The White House press secretary, Jay Carney, said Thursday that the administration spent “zero” time worrying about whether Republicans in Congress are showing the president the respect that the office deserves. “You guys care much more about this than we do,” he scolded reporters who asked about the relationship between Mr. Obama and Congressional Republicans.

Ready to rumble?

I count myself among the ranks of the “you guys” that Carney dismisses.  If the president continues to act like a doormat he shouldn’t be surprised if Republicans wipe their feet on him.

Washington is a place of power and with power comes respect.  I’m not exactly sure how Obama can command the respect that is due him as benefits his office, but a show of strength might help.

Back in the day of the first George Bush, disrespecting presidents was called “the wimp factor” and since then every man that’s held the office has come in for more than the usual kind of criticism that’s expected.

Any president is going to face natural adversaries.  No matter how popular a president or his policies are, someone is going to dislike both intensely.

I’m not going to pull the race card (this time at least), because this is Obama’s fault to an extent.  Obama is slow to anger and even slower to show it for reasons I can speculate upon but hesitate to say.   Even if Obama knows in his heart of hearts some of the shit slung at him is based upon his race, he’d never say it out loud.  He’d be denounced as a whiner and it’s a fight he would never win.
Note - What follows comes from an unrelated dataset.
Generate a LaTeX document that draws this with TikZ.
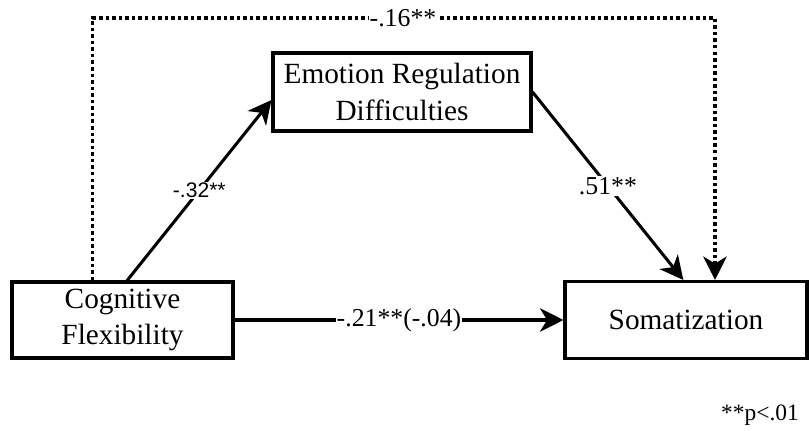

Presidents can be seen as weak, even as ineffectual, but if they look like they’re going to cry because they get punched in the jaw, they’re done.  Nobody respects a crybaby.

I won’t be listening to his speech next week just to hear what he has to say about creating jobs.  That’s the most important part, but how he says it will matter just as more.

If he challenges the Republicans to step up and do something more than obstruct and oppose anything he proposes because he’s proposing it I’ll be pleased.  Some have suggested Obama has been playing defense and executing a clever version of Muhammad Ali’s “rope-a-dope” strategy against George Foreman.

The thing is, Ali eventually came off the ropes to knock out Foreman.  If Obama’s strategy is to keep taking roundhouse rights and upper-cuts until the Republicans punch themselves out and get arm weary, it doesn’t seem to be having the desired effect.

If he’s pleading yet again with the Republicans to hold hands and sing “We Are the World” and show his willingness to reach across the aisle in the spirit of bipartisan bullshit, I’ll retch and be disappointed as I choke down the bile rising in my throat.

Right now, I expect disappointment.  Obama needs a Ali-style knockout of a speech.  He’s past the point of covering up, clenching and jabbing as he waits to be saved by the bell.   The Republicans are coming to take his title.

I know Obama can fight.  I’m just not sure if he will.

Is Obama ready to fight for his presidency and his principles?